A projeção na internet com discurso
populista de “defensor do povo” contra os políticos pode dar a impressão de
filhote do bolsonarismo, mas suas posições não deixam dúvida de que está mais à
esquerda, apesar de refutar rótulos ideológicos dizendo que o brasileiro não está
preocupado com isso. Para além de ser um ex-filiado ao PT, sigla que deixou por
não concordar com o “formato de seita”, são seus posicionamentos que o alinham
mais ao eleitor lulista.
Ele é contra privatizar estatais “se não
for realmente necessário” (votou contra as dos Correios e da Eletrobras) e se
manifestou contra a maioria das reformas liberais do governo, como as mudanças
na Previdência, o marco legal do saneamento básico e a medida provisória (MP)
da Liberdade Econômica. Promete taxar grandes fortunas, jatinhos e iates e
aumentar dez vezes o Imposto sobre a Propriedade Territorial Rural (ITR), o
irrisório “IPTU do campo”, para pagar o auxílio de R$ 600. Mas diferenciou-se
da esquerda ao votar, por exemplo, contra o aumento do fundo eleitoral para R$
5,7 bilhões e contra a flexibilização da Lei de Improbidade Administrativa.
O discurso de que todo o foco do seu
governo será para reduzir a miséria é reforçado pela história pessoal do
candidato. Filho de uma doméstica, formado em Direito com bolsa integral numa
universidade privada enquanto era cobrador de ônibus. Já com o diploma na mão,
dedicava um dia por semana para atender de graça a população mais carente. Um
simbolismo forte para o eleitor que vê seu dinheiro definhar enquanto Bolsonaro
vai de jet ski a um passeio de lanchas com militantes.

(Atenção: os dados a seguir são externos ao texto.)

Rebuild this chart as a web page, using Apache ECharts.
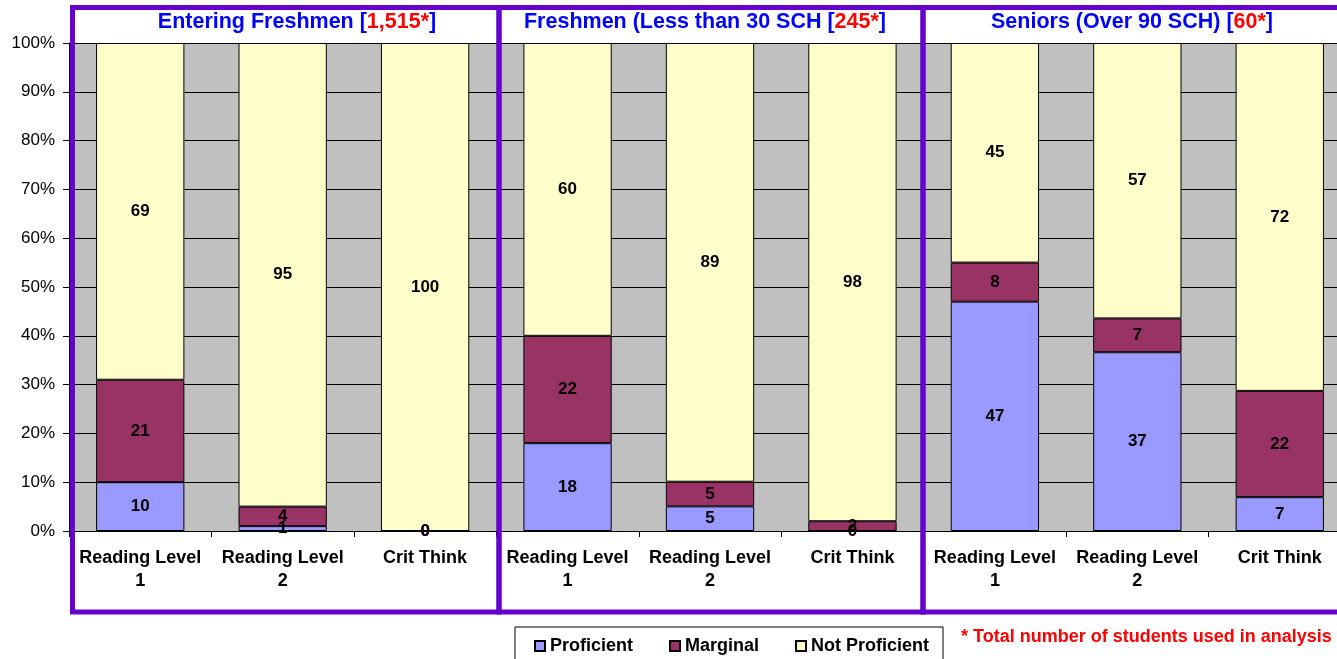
<!DOCTYPE html>
<html>
<head>
<meta charset="utf-8">
<script src="https://cdn.jsdelivr.net/npm/echarts@6/dist/echarts.min.js"></script>
<style>
  html, body { margin: 0; padding: 0; background: #fff; }
  #chart { width: 1337px; height: 659px; }
</style>
</head>
<body>
<div id="chart"></div>
<script>
// categories (3 per group)
var categories = [
  "Reading Level\n1", "Reading Level\n2", "Crit Think",
  "Reading Level\n1", "Reading Level\n2", "Crit Think",
  "Reading Level\n1", "Reading Level\n2", "Crit Think"
];
var groupNames = ["Entering Freshmen [", "Freshmen (Less than 30 SCH [", "Seniors (Over 90 SCH) ["];
var groupCounts = ["1,515*", "245*", "60*"];
var seriesNames = ["Proficient", "Marginal", "Not Proficient"];

// labelled values (percent of students)
var proficient = [10, 1, 0, 18, 5, 0, 47, 37, 7];
var marginal = [21, 4, 0, 22, 5, 2, 8, 7, 22];
var notProficient = [69, 95, 100, 60, 89, 98, 45, 57, 72];

var yTicks = [0, 10, 20, 30, 40, 50, 60, 70, 80, 90, 100];

var colors = ["#9999ff", "#993366", "#ffffcc"];
var raw = [proficient, marginal, notProficient];

// 100% stacked: scale every bar to its own total
var totals = proficient.map(function (v, i) {
  return v + marginal[i] + notProficient[i];
});
function toPct(arr) {
  return arr.map(function (v, i) { return v / totals[i] * 100; });
}

var myChart = echarts.init(document.getElementById("chart"));

var titleCenters = [297, 705, 1132];
var titles = groupNames.map(function (name, i) {
  return {
    text: "{b|" + name + "}{r|" + groupCounts[i] + "}{b|]}",
    left: titleCenters[i],
    top: 11,
    padding: 0,
    textAlign: "center",
    textStyle: {
      rich: {
        b: { fontFamily: "Liberation Sans", fontWeight: "bold", fontSize: 21.5, color: "#0000ff" },
        r: { fontFamily: "Liberation Sans", fontWeight: "bold", fontSize: 21.5, color: "#ff0000" }
      }
    }
  };
});
// footnote
titles.push({
  text: "* Total number of students used in analysis",
  left: 961,
  top: 628,
  padding: 0,
  textStyle: { fontFamily: "Liberation Sans", fontWeight: "bold", fontSize: 18, color: "#ff0000" }
});

var series = seriesNames.map(function (name, k) {
  return {
    name: name,
    type: "bar",
    stack: "all",
    barWidth: "62%",
    data: toPct(raw[k]),
    itemStyle: { color: colors[k], borderColor: "#000", borderWidth: 1 },
    label: {
      show: true,
      position: "inside",
      fontFamily: "Liberation Sans",
      fontWeight: "bold",
      fontSize: 17,
      color: "#000",
      formatter: function (p) { return raw[k][p.dataIndex]; }
    }
  };
});

myChart.setOption({
  animation: false,
  title: titles,
  grid: {
    left: 69,
    width: 1282,
    top: 43,
    bottom: 128,
    outerBoundsMode: "none",
    show: true,
    backgroundColor: "#c0c0c0",
    borderWidth: 0
  },
  legend: {
    data: seriesNames,
    left: 515,
    top: 627,
    padding: [10, 14, 12, 19],
    itemGap: 36,
    itemWidth: 10,
    itemHeight: 10,
    icon: "rect",
    borderColor: "#000",
    borderWidth: 1,
    textStyle: { fontFamily: "Liberation Sans", fontWeight: "bold", fontSize: 18, color: "#000" }
  },
  xAxis: {
    type: "category",
    data: categories,
    axisLine: { lineStyle: { color: "#000", width: 1 } },
    axisTick: { show: true, length: 6, lineStyle: { color: "#000" } },
    axisLabel: {
      interval: 0,
      margin: 16,
      lineHeight: 23,
      fontFamily: "Liberation Sans",
      fontWeight: "bold",
      fontSize: 18,
      color: "#000"
    }
  },
  yAxis: {
    type: "value",
    min: 0,
    max: 100,
    interval: 10,
    axisLine: { show: true, lineStyle: { color: "#000" } },
    axisTick: { show: true, length: 6, lineStyle: { color: "#000" } },
    splitLine: { lineStyle: { color: "#000", width: 1 } },
    axisLabel: {
      margin: 14,
      fontFamily: "Liberation Sans",
      fontSize: 17,
      color: "#000",
      formatter: function (v) { return yTicks.indexOf(v) >= 0 ? v + "%" : ""; }
    }
  },
  graphic: [
    { type: "rect", z: 100, shape: { x: 72.5, y: 7.5, width: 426.5, height: 604.5 }, style: { fill: null, stroke: "#6600cc", lineWidth: 5 } },
    { type: "rect", z: 100, shape: { x: 499, y: 7.5, width: 424, height: 604.5 }, style: { fill: null, stroke: "#6600cc", lineWidth: 5 } },
    { type: "rect", z: 100, shape: { x: 923, y: 7.5, width: 430, height: 604.5 }, style: { fill: null, stroke: "#6600cc", lineWidth: 5 } }
  ],
  series: series
});
</script>
</body>
</html>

Postos os motivos para prestar atenção à
candidatura, é preciso entender que Janones pode ter papel relevante numa
campanha tão polarização e ao mesmo tempo fragmentada. Influente nas redes
sociais, nem cogita viajar a Paris no segundo turno e pedirá a seus seguidores
voto contra o presidente. “Para mim, o [Fernando] Haddad [PT] foi candidato
único no segundo turno. O Bolsonaro nunca foi uma opção porque sou defensor da
democracia.”
Esse papel depende de o Avante apostar de
fato na candidatura. Se for rifado por um partido que precisa de votos para
deputado para sobreviver, Janones já ensaiou no “podcast” em setembro a
desculpa para retornar à Câmara. “A maior parte do nosso bate-papo eu fiquei
frisando o meu papel na Câmara, alguém que fala a linguagem do povo. Não sei se
posso colocar em risco essa cadeira. Se eu saio da Câmara, essa galera que não
tem voz, que não é ouvida, vai ficar em casa sendo obrigada a ouvir discussão
sobre linguagem neutra e voto impresso.”
O projeto do deputado de apenas 38 anos é
de longo prazo. Diz que entra na disputa acreditando na vitória eleitoral, que
sabe ser improvável. A vitória política, contudo, que é tornar seu nome
conhecido com uma mensagem para o eleitor mais pobre, ele acha que já teve para
se tornar conhecido para eleições futuras.